Monday, 5 April 2010

Climates (Iklimler) [2006]


Climates, directed by Nuri Bilge Ceylan, darling of the festival circuit and maker of the brilliant Uzak, is another stark and austere drama on man’s inherent need and failure to connect. Set in an increasingly detached and distant Turkish diaspora, Climates is about the breakdown of a seemingly happy relationship where the resultant turbulence felt by the concerned couple is more inward than outward. A university professor and his much younger girlfriend who works for a TV channel (played, in a brave casting decision, by the director and his real-life wife) who, while on a vacation after a long time, realize that they have drifted too apart emotionally to remain happy together. However, despite rekindling a raw physical affair with an old flame, the laconic guy realizes that he is now lonelier than ever before, and thus makes one last attempt to bridge the huge chasm that has developed between him and his former fiancé. The narrative is slow, and long moments of silence rather than words define most of the proceedings – thus making this a difficult watch for most. Contrarily, if one is willing to put in some effort and allow the movie to reveal its various layers and subtleties, he will not regret watching this intense and beautifully photographed human drama.








Director: Nuri Bilge Ceylan
Genre: Drama/Psychological Drama
Language: Turkish
Country: Turkey

5 comments:

Miss Topanga said...

ooh, this sounds very good. hope i can get my hands on it.

Tom said...

yeah I want to see this one too.

Shubhajit said...

@Miss Topanga & Tom:

Yeah, please do, and I'll be looking forward to reading your views on it.
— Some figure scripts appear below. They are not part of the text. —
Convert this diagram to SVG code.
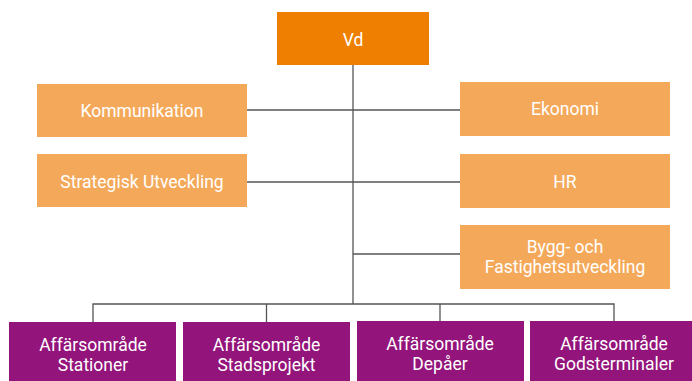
<svg xmlns="http://www.w3.org/2000/svg" width="692" height="381" viewBox="0 0 692 381">
<style>
.vd{fill:#EE7F00}
.st{fill:#F4A95A}
.ba{fill:#93147A}
.t{font-family:Roboto,"Liberation Sans",sans-serif;font-size:17.5px;fill:#ffffff;text-anchor:middle}
.c{stroke:#555555;stroke-width:1.3;fill:none}
</style>
<rect width="692" height="381" fill="#ffffff"/>
<g id="connectors">
<path class="c" d="M353 65V304"/>
<path class="c" d="M247 110H460"/>
<path class="c" d="M247 182H460"/>
<path class="c" d="M353 254H460"/>
<path class="c" d="M93 322V304H614V322"/>
<path class="c" d="M266.5 304V322"/>
<path class="c" d="M440 304V322"/>
</g>
<g id="vd"><rect class="vd" x="277" y="12" width="152" height="53"/><text class="t" x="353" y="46">Vd</text></g>
<g id="kommunikation"><rect class="st" x="37" y="84" width="210" height="53"/><text class="t" x="142" y="117">Kommunikation</text></g>
<g id="strategisk"><rect class="st" x="37" y="154" width="210" height="53"/><text class="t" x="142" y="188">Strategisk Utveckling</text></g>
<g id="ekonomi"><rect class="st" x="460" y="82" width="210" height="54"/><text class="t" x="565" y="115">Ekonomi</text></g>
<g id="hr"><rect class="st" x="460" y="154" width="210" height="54"/><text class="t" x="565" y="188">HR</text></g>
<g id="bygg"><rect class="st" x="460" y="225" width="210" height="64"/><text class="t" x="565" y="253">Bygg- och</text><text class="t" x="565" y="273">Fastighetsutveckling</text></g>
<g id="stationer"><rect class="ba" x="9" y="322" width="167" height="59"/><text class="t" x="93" y="351">Affärsområde</text><text class="t" x="93" y="371">Stationer</text></g>
<g id="stadsprojekt"><rect class="ba" x="183" y="322" width="167" height="59"/><text class="t" x="266.5" y="351">Affärsområde</text><text class="t" x="266.5" y="371">Stadsprojekt</text></g>
<g id="depaer"><rect class="ba" x="357" y="321" width="167" height="60"/><text class="t" x="440" y="350">Affärsområde</text><text class="t" x="440" y="370">Depåer</text></g>
<g id="godsterminaler"><rect class="ba" x="530" y="321" width="162" height="60"/><text class="t" x="614" y="350">Affärsområde</text><text class="t" x="614" y="370">Godsterminaler</text></g>
</svg>
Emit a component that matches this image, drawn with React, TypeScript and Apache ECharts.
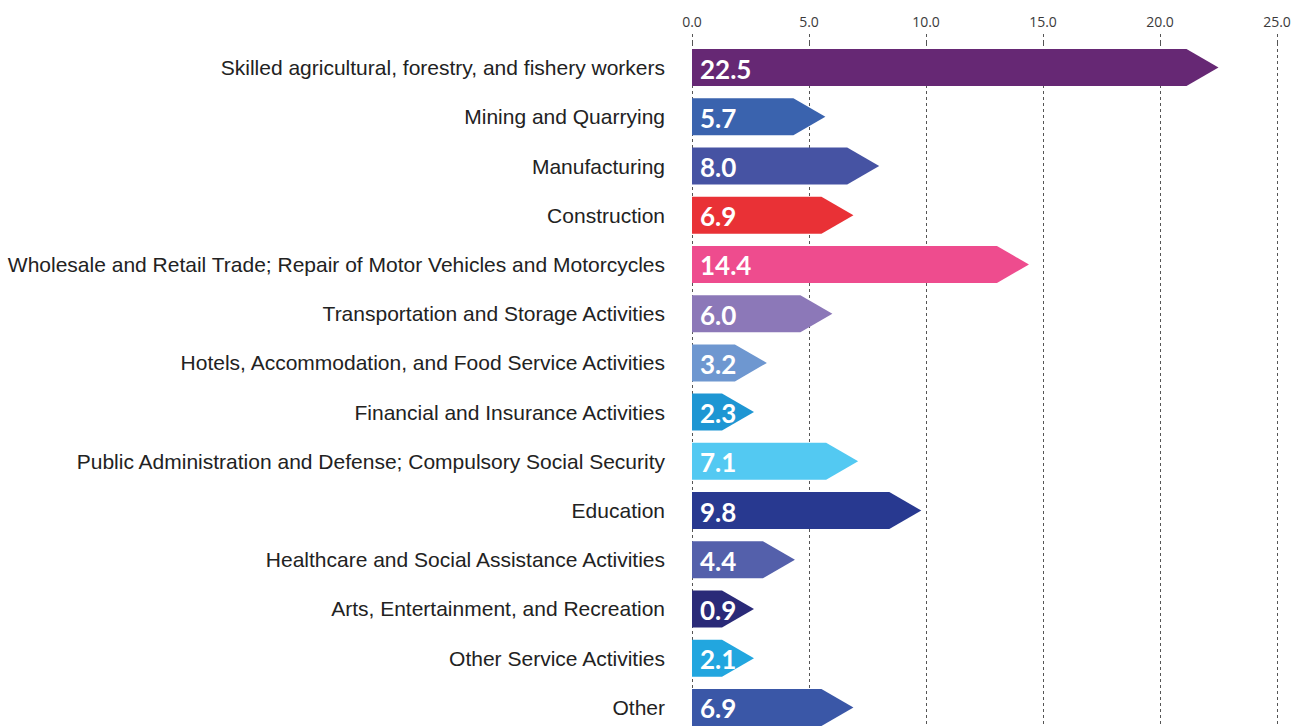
import React, { useEffect, useRef } from "react";
import * as echarts from "echarts";

const categories = [
  "Skilled agricultural, forestry, and fishery workers",
  "Mining and Quarrying",
  "Manufacturing",
  "Construction",
  "Wholesale and Retail Trade; Repair of Motor Vehicles and Motorcycles",
  "Transportation and Storage Activities",
  "Hotels, Accommodation, and Food Service Activities",
  "Financial and Insurance Activities",
  "Public Administration and Defense; Compulsory Social Security",
  "Education",
  "Healthcare and Social Assistance Activities",
  "Arts, Entertainment, and Recreation",
  "Other Service Activities",
  "Other",
];

const values = [22.5, 5.7, 8.0, 6.9, 14.4, 6.0, 3.2, 2.3, 7.1, 9.8, 4.4, 0.9, 2.1, 6.9];

const colors = [
  "#662874",
  "#3A63AE",
  "#4653A3",
  "#E93136",
  "#EE4C8E",
  "#8C78B8",
  "#6E97D0",
  "#1E96D3",
  "#53C9F2",
  "#283990",
  "#5460AB",
  "#2A2A78",
  "#22A6DF",
  "#3A57A7",
];

const xTicks = [0, 5, 10, 15, 20, 25];

export default function App() {
  const ref = useRef<HTMLDivElement>(null);

  useEffect(() => {
    if (!ref.current) return;
    const chart = echarts.init(ref.current, null, { renderer: "svg" });
    const option: any = {
      animation: false,
      backgroundColor: "#ffffff",
      grid: { left: 692, right: 28, top: 43, bottom: 8, containLabel: false },
      xAxis: {
        type: "value",
        position: "top",
        min: xTicks[0],
        max: xTicks[xTicks.length - 1],
        interval: 5,
        axisLine: { show: false },
        axisTick: {
          show: true,
          length: 11,
          lineStyle: { color: "#555", type: [3, 3], width: 1 },
        },
        axisLabel: {
          formatter: (v: number) => v.toFixed(1),
          color: "#3a3a3a",
          fontSize: 14,
          fontFamily: "Open Sans",
          margin: 15,
        },
        splitLine: {
          show: true,
          lineStyle: { color: "#555", type: [3, 3], width: 1 },
        },
      },
      yAxis: {
        type: "category",
        inverse: true,
        data: categories,
        axisLine: { show: false },
        axisTick: { show: false },
        axisLabel: {
          color: "#222",
          fontSize: 21,
          fontFamily: "Liberation Sans",
          margin: 27,
        },
      },
      series: [
        {
          type: "custom",
          data: values.map((v, i) => [v, i]),
          encode: { x: 0, y: 1 },
          renderItem: (params: any, api: any) => {
            const v = api.value(0);
            const idx = api.value(1);
            const p0 = api.coord([0, idx]);
            const p1 = api.coord([v, idx]);
            const x0 = p0[0];
            const y = p0[1];
            const h = 37;
            const tip = 32;
            const xEnd = Math.max(p1[0], x0 + 62);
            const color = colors[params.dataIndex];
            return {
              type: "group",
              children: [
                {
                  type: "polygon",
                  shape: {
                    points: [
                      [x0, y - h / 2],
                      [xEnd - tip, y - h / 2],
                      [xEnd, y],
                      [xEnd - tip, y + h / 2],
                      [x0, y + h / 2],
                    ],
                  },
                  style: { fill: color },
                },
                {
                  type: "text",
                  x: x0 + 8,
                  y: y + 1,
                  style: {
                    text: v.toFixed(1),
                    fill: "#ffffff",
                    font: "bold 26px Lato",
                    textAlign: "left",
                    textVerticalAlign: "middle",
                  },
                },
              ],
            };
          },
        },
      ],
    };
    chart.setOption(option);
    return () => chart.dispose();
  }, []);

  return (
    <div
      ref={ref}
      style={{ position: "fixed", left: 0, top: 0, width: 1305, height: 740 }}
    />
  );
}
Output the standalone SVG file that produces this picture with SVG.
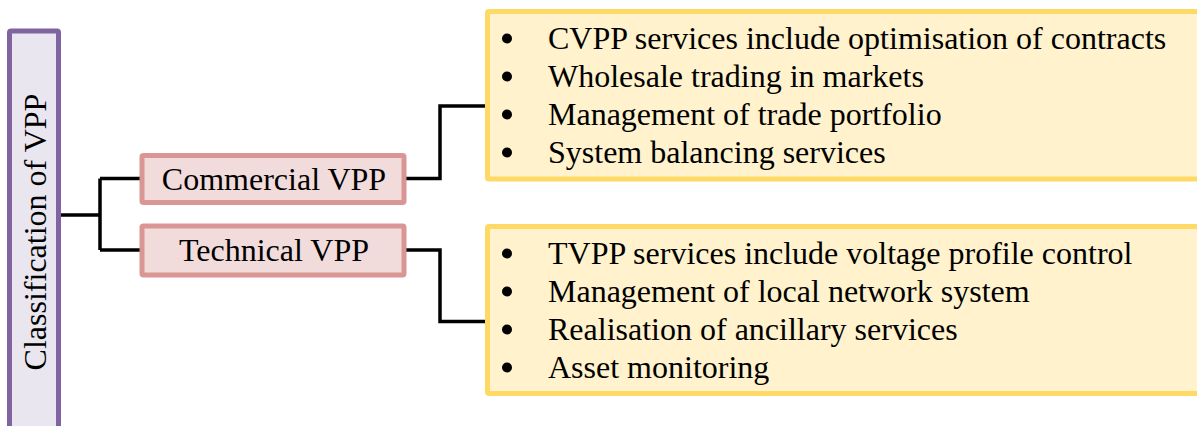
<svg xmlns="http://www.w3.org/2000/svg" width="1197" height="426" viewBox="0 0 1197 426">
<style>
text{font-family:"Liberation Serif","Times New Roman",serif;fill:#000;font-size:32px;}
.conn{fill:none;stroke:#000;stroke-width:3.5;}
.purple{fill:#EAE6F0;stroke:#8064A2;stroke-width:5;}
.pink{fill:#F2DCDB;stroke:#D99694;stroke-width:5;}
.yellow{fill:#FFF2CC;stroke:#FFD966;stroke-width:5;}
.dot{fill:#000;}
</style>
<rect width="1197" height="426" fill="#fff"/>
<g id="connectors">
<path class="conn" d="M60,215 H100 M100,178.5 V250 M100,178.5 H142 M100,250 H142"/>
<path class="conn" d="M404,178.5 H440 V106 H488"/>
<path class="conn" d="M404,250 H440 V321.5 H488"/>
</g>
<g id="root">
<rect class="purple" x="9.5" y="31" width="49" height="420" rx="1.5"/>
<text transform="translate(46,232) rotate(-90)" text-anchor="middle">Classification of VPP</text>
</g>
<g id="commercial">
<rect class="pink" x="142" y="155.5" width="262" height="47" rx="1.5"/>
<text x="274" y="190" text-anchor="middle">Commercial VPP</text>
</g>
<g id="technical">
<rect class="pink" x="142" y="226" width="262" height="49" rx="1.5"/>
<text x="274" y="261" text-anchor="middle">Technical VPP</text>
</g>
<g id="cvpp-services">
<rect class="yellow" x="487.5" y="11.5" width="720" height="167.5" rx="1.5"/>
<circle class="dot" cx="507" cy="38.5" r="5"/><text x="548" y="48.5">CVPP services include optimisation of contracts</text>
<circle class="dot" cx="507" cy="76.5" r="5"/><text x="548" y="86.5">Wholesale trading in markets</text>
<circle class="dot" cx="507" cy="114.5" r="5"/><text x="548" y="124.5">Management of trade portfolio</text>
<circle class="dot" cx="507" cy="152.5" r="5"/><text x="548" y="162.5">System balancing services</text>
</g>
<g id="tvpp-services">
<rect class="yellow" x="487.5" y="226.5" width="720" height="167" rx="1.5"/>
<circle class="dot" cx="507" cy="253.5" r="5"/><text x="548" y="263.5">TVPP services include voltage profile control</text>
<circle class="dot" cx="507" cy="291.5" r="5"/><text x="548" y="301.5">Management of local network system</text>
<circle class="dot" cx="507" cy="329.5" r="5"/><text x="548" y="339.5">Realisation of ancillary services</text>
<circle class="dot" cx="507" cy="367.5" r="5"/><text x="548" y="377.5">Asset monitoring</text>
</g>
</svg>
And if you can manage, do also watch this director's Uzak.

Sam Juliano said...

"A stark and austere drama on man’s inherent need and failure to connect."

Aye Shubhajit, and your splendid capsule does this distinguished work full justice.

"The narrative is slow, and long moments of silence rather than words define most of the proceedings – thus making this a difficult watch for most."

This is true, but wouldn't you say that the great French director Claire Denis also falls under these specifications, in a very good sense of course?

Shubhajit said...

Thanks a lot Sam for the good words. Yeah, a good work of art need not be easily accessible for the viewers as the artist does not necessarily have to please his/her audience. Well, Claire Denis is one of many acclaimed director who I haven't explored a lot, need to correct that blemish.